• **WHAT IS REQUIRED**: Write out the material exactly, leaving every picture behind.

• **MATERIAL**:
════════════════════

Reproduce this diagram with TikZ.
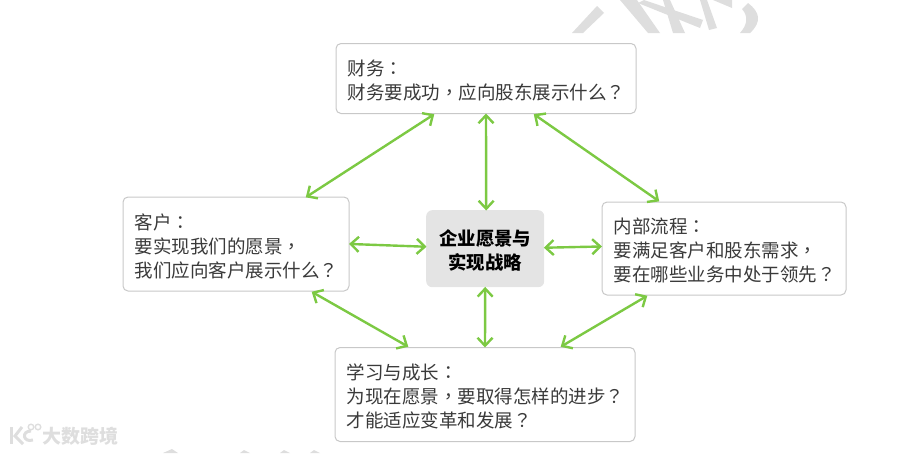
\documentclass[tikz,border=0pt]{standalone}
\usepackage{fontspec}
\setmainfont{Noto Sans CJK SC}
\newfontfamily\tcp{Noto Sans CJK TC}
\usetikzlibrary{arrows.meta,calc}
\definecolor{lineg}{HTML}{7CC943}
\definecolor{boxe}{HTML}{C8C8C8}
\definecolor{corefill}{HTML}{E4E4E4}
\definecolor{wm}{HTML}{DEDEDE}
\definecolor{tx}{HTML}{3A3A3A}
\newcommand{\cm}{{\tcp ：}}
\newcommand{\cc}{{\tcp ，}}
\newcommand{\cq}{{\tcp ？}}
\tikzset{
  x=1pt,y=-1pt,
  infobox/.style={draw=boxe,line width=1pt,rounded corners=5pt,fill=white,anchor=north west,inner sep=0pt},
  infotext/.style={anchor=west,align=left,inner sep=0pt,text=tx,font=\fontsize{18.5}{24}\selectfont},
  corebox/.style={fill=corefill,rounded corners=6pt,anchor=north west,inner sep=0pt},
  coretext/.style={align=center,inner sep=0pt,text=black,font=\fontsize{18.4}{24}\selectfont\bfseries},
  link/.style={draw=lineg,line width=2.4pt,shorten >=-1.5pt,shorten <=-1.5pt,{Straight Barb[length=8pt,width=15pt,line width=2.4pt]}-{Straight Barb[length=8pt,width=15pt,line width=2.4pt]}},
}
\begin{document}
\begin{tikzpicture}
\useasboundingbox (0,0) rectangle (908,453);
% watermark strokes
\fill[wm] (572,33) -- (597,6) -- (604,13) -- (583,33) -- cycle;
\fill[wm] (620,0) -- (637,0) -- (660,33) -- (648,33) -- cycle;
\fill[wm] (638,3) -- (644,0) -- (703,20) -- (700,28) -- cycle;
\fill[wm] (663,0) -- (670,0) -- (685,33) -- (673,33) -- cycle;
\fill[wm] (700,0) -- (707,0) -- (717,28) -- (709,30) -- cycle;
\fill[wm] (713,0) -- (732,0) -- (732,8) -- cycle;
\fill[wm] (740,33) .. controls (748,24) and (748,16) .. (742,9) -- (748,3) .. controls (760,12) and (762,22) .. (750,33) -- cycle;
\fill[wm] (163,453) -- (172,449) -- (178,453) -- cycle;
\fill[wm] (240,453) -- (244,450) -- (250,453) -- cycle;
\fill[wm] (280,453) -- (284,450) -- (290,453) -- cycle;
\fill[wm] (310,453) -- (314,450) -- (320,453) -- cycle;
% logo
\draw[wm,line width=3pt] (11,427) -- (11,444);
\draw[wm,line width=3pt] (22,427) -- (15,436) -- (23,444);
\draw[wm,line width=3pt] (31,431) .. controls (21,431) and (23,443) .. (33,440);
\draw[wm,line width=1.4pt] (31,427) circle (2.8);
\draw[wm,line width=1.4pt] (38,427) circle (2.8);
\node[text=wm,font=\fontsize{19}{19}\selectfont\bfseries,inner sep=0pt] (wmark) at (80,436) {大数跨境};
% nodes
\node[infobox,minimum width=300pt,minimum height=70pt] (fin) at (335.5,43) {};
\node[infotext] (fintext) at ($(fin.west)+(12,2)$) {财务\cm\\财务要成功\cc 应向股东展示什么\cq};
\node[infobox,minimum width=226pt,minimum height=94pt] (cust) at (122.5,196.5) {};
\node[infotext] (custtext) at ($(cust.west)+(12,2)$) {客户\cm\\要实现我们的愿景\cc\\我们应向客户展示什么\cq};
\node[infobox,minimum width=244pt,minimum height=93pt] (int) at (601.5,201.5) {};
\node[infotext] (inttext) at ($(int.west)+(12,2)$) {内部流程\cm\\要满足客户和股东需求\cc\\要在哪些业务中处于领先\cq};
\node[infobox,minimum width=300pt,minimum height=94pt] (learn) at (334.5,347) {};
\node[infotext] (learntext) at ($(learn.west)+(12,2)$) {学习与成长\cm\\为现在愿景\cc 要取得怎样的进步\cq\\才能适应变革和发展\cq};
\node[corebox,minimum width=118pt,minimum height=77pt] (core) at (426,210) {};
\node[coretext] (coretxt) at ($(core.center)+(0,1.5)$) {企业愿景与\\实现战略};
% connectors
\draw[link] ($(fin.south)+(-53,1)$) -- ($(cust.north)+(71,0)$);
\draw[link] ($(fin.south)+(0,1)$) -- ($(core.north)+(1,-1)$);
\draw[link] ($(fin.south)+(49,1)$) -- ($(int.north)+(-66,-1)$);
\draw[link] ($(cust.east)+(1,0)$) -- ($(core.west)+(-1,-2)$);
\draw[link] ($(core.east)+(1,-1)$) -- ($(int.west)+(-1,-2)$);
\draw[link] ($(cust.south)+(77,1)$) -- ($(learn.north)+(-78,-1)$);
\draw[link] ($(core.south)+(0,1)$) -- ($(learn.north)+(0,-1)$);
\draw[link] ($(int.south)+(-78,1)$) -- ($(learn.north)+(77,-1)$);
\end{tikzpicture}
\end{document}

════════════════════

• **TASK RESPONSE**:
Reproduce this diagram with TikZ.
\documentclass[tikz,border=0pt]{standalone}
\usepackage{fontspec}
\setmainfont{Noto Sans CJK SC}
\newfontfamily\tcp{Noto Sans CJK TC}
\usetikzlibrary{arrows.meta,calc}
\definecolor{lineg}{HTML}{7CC943}
\definecolor{boxe}{HTML}{C8C8C8}
\definecolor{corefill}{HTML}{E4E4E4}
\definecolor{wm}{HTML}{DEDEDE}
\definecolor{tx}{HTML}{3A3A3A}
\newcommand{\cm}{{\tcp ：}}
\newcommand{\cc}{{\tcp ，}}
\newcommand{\cq}{{\tcp ？}}
\tikzset{
  x=1pt,y=-1pt,
  infobox/.style={draw=boxe,line width=1pt,rounded corners=5pt,fill=white,anchor=north west,inner sep=0pt},
  infotext/.style={anchor=west,align=left,inner sep=0pt,text=tx,font=\fontsize{18.5}{24}\selectfont},
  corebox/.style={fill=corefill,rounded corners=6pt,anchor=north west,inner sep=0pt},
  coretext/.style={align=center,inner sep=0pt,text=black,font=\fontsize{18.4}{24}\selectfont\bfseries},
  link/.style={draw=lineg,line width=2.4pt,shorten >=-1.5pt,shorten <=-1.5pt,{Straight Barb[length=8pt,width=15pt,line width=2.4pt]}-{Straight Barb[length=8pt,width=15pt,line width=2.4pt]}},
}
\begin{document}
\begin{tikzpicture}
\useasboundingbox (0,0) rectangle (908,453);
% watermark strokes
\fill[wm] (572,33) -- (597,6) -- (604,13) -- (583,33) -- cycle;
\fill[wm] (620,0) -- (637,0) -- (660,33) -- (648,33) -- cycle;
\fill[wm] (638,3) -- (644,0) -- (703,20) -- (700,28) -- cycle;
\fill[wm] (663,0) -- (670,0) -- (685,33) -- (673,33) -- cycle;
\fill[wm] (700,0) -- (707,0) -- (717,28) -- (709,30) -- cycle;
\fill[wm] (713,0) -- (732,0) -- (732,8) -- cycle;
\fill[wm] (740,33) .. controls (748,24) and (748,16) .. (742,9) -- (748,3) .. controls (760,12) and (762,22) .. (750,33) -- cycle;
\fill[wm] (163,453) -- (172,449) -- (178,453) -- cycle;
\fill[wm] (240,453) -- (244,450) -- (250,453) -- cycle;
\fill[wm] (280,453) -- (284,450) -- (290,453) -- cycle;
\fill[wm] (310,453) -- (314,450) -- (320,453) -- cycle;
% logo
\draw[wm,line width=3pt] (11,427) -- (11,444);
\draw[wm,line width=3pt] (22,427) -- (15,436) -- (23,444);
\draw[wm,line width=3pt] (31,431) .. controls (21,431) and (23,443) .. (33,440);
\draw[wm,line width=1.4pt] (31,427) circle (2.8);
\draw[wm,line width=1.4pt] (38,427) circle (2.8);
\node[text=wm,font=\fontsize{19}{19}\selectfont\bfseries,inner sep=0pt] (wmark) at (80,436) {大数跨境};
% nodes
\node[infobox,minimum width=300pt,minimum height=70pt] (fin) at (335.5,43) {};
\node[infotext] (fintext) at ($(fin.west)+(12,2)$) {财务\cm\\财务要成功\cc 应向股东展示什么\cq};
\node[infobox,minimum width=226pt,minimum height=94pt] (cust) at (122.5,196.5) {};
\node[infotext] (custtext) at ($(cust.west)+(12,2)$) {客户\cm\\要实现我们的愿景\cc\\我们应向客户展示什么\cq};
\node[infobox,minimum width=244pt,minimum height=93pt] (int) at (601.5,201.5) {};
\node[infotext] (inttext) at ($(int.west)+(12,2)$) {内部流程\cm\\要满足客户和股东需求\cc\\要在哪些业务中处于领先\cq};
\node[infobox,minimum width=300pt,minimum height=94pt] (learn) at (334.5,347) {};
\node[infotext] (learntext) at ($(learn.west)+(12,2)$) {学习与成长\cm\\为现在愿景\cc 要取得怎样的进步\cq\\才能适应变革和发展\cq};
\node[corebox,minimum width=118pt,minimum height=77pt] (core) at (426,210) {};
\node[coretext] (coretxt) at ($(core.center)+(0,1.5)$) {企业愿景与\\实现战略};
% connectors
\draw[link] ($(fin.south)+(-53,1)$) -- ($(cust.north)+(71,0)$);
\draw[link] ($(fin.south)+(0,1)$) -- ($(core.north)+(1,-1)$);
\draw[link] ($(fin.south)+(49,1)$) -- ($(int.north)+(-66,-1)$);
\draw[link] ($(cust.east)+(1,0)$) -- ($(core.west)+(-1,-2)$);
\draw[link] ($(core.east)+(1,-1)$) -- ($(int.west)+(-1,-2)$);
\draw[link] ($(cust.south)+(77,1)$) -- ($(learn.north)+(-78,-1)$);
\draw[link] ($(core.south)+(0,1)$) -- ($(learn.north)+(0,-1)$);
\draw[link] ($(int.south)+(-78,1)$) -- ($(learn.north)+(77,-1)$);
\end{tikzpicture}
\end{document}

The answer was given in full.